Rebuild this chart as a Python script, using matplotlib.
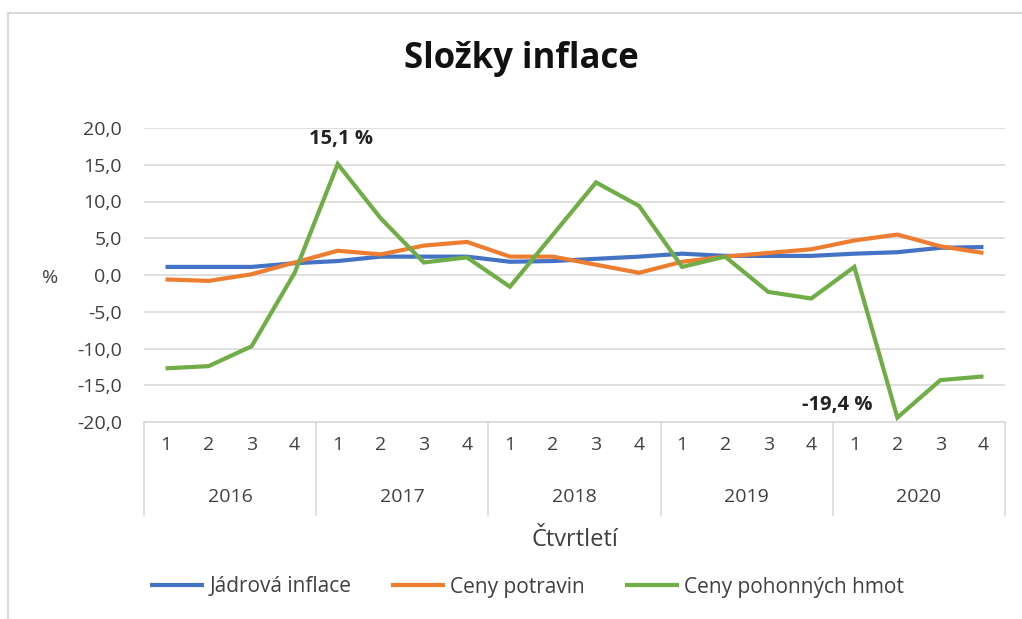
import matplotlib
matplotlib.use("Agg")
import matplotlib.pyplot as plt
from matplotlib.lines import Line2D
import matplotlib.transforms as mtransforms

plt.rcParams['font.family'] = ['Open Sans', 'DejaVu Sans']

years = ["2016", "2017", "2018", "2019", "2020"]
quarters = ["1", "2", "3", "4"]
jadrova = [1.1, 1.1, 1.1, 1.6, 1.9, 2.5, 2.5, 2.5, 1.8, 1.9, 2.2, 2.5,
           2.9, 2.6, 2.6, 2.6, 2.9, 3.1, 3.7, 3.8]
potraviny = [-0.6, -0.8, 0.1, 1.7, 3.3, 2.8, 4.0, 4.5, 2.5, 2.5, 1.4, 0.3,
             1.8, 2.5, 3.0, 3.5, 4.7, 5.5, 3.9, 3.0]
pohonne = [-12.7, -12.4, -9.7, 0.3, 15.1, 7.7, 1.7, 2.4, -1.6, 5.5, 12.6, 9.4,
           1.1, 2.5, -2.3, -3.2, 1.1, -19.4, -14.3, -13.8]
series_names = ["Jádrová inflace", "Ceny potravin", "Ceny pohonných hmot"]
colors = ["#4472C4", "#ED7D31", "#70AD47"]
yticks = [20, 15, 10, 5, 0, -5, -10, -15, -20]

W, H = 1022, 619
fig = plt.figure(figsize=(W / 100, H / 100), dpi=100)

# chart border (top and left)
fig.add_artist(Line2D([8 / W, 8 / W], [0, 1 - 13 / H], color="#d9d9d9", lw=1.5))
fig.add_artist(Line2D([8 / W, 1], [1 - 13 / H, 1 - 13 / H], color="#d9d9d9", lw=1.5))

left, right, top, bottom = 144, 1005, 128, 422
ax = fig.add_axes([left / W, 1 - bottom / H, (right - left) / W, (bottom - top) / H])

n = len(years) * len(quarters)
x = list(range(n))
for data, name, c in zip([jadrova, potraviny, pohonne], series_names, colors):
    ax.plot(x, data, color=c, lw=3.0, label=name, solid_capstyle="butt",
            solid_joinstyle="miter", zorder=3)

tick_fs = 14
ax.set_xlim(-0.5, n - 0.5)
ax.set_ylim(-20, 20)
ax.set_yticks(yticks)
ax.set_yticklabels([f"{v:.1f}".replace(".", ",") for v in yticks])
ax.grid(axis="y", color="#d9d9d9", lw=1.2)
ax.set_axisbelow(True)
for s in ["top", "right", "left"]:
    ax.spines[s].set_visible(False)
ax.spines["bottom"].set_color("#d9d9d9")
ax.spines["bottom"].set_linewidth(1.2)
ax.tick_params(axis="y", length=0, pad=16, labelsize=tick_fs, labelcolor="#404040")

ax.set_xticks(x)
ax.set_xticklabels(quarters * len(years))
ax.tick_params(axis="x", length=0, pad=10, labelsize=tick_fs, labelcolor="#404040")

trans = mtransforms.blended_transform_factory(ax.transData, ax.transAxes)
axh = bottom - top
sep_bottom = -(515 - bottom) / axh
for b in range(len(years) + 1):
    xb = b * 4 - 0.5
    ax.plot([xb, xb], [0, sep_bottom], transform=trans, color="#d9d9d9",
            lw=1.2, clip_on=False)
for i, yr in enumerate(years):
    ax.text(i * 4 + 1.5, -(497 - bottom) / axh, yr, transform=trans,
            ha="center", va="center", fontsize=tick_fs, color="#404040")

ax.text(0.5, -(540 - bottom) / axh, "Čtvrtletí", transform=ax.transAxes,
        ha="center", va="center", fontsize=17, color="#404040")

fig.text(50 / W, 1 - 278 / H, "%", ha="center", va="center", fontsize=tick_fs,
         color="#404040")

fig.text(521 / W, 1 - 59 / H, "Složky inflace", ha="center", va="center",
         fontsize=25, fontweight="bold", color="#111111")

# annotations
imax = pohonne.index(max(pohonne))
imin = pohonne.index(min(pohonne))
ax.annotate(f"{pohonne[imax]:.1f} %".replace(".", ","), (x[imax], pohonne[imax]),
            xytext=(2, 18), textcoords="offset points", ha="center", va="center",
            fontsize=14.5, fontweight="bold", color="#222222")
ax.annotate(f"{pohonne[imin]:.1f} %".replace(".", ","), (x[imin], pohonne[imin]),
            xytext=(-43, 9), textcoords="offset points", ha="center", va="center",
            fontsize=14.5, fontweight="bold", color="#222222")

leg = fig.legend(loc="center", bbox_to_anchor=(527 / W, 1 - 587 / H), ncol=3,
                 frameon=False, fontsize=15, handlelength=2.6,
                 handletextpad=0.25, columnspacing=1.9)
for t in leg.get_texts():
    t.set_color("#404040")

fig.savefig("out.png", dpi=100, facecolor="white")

---+---

WORK REQUIRED
Return nothing but the lines running from the start of the data to the line with "ax = fig.add_axes([left", please, both ends included and no pictures.

RESULT BELOW
Rebuild this chart as a Python script, using matplotlib.
import matplotlib
matplotlib.use("Agg")
import matplotlib.pyplot as plt
from matplotlib.lines import Line2D
import matplotlib.transforms as mtransforms

plt.rcParams['font.family'] = ['Open Sans', 'DejaVu Sans']

years = ["2016", "2017", "2018", "2019", "2020"]
quarters = ["1", "2", "3", "4"]
jadrova = [1.1, 1.1, 1.1, 1.6, 1.9, 2.5, 2.5, 2.5, 1.8, 1.9, 2.2, 2.5,
           2.9, 2.6, 2.6, 2.6, 2.9, 3.1, 3.7, 3.8]
potraviny = [-0.6, -0.8, 0.1, 1.7, 3.3, 2.8, 4.0, 4.5, 2.5, 2.5, 1.4, 0.3,
             1.8, 2.5, 3.0, 3.5, 4.7, 5.5, 3.9, 3.0]
pohonne = [-12.7, -12.4, -9.7, 0.3, 15.1, 7.7, 1.7, 2.4, -1.6, 5.5, 12.6, 9.4,
           1.1, 2.5, -2.3, -3.2, 1.1, -19.4, -14.3, -13.8]
series_names = ["Jádrová inflace", "Ceny potravin", "Ceny pohonných hmot"]
colors = ["#4472C4", "#ED7D31", "#70AD47"]
yticks = [20, 15, 10, 5, 0, -5, -10, -15, -20]

W, H = 1022, 619
fig = plt.figure(figsize=(W / 100, H / 100), dpi=100)

# chart border (top and left)
fig.add_artist(Line2D([8 / W, 8 / W], [0, 1 - 13 / H], color="#d9d9d9", lw=1.5))
fig.add_artist(Line2D([8 / W, 1], [1 - 13 / H, 1 - 13 / H], color="#d9d9d9", lw=1.5))

left, right, top, bottom = 144, 1005, 128, 422
ax = fig.add_axes([left / W, 1 - bottom / H, (right - left) / W, (bottom - top) / H])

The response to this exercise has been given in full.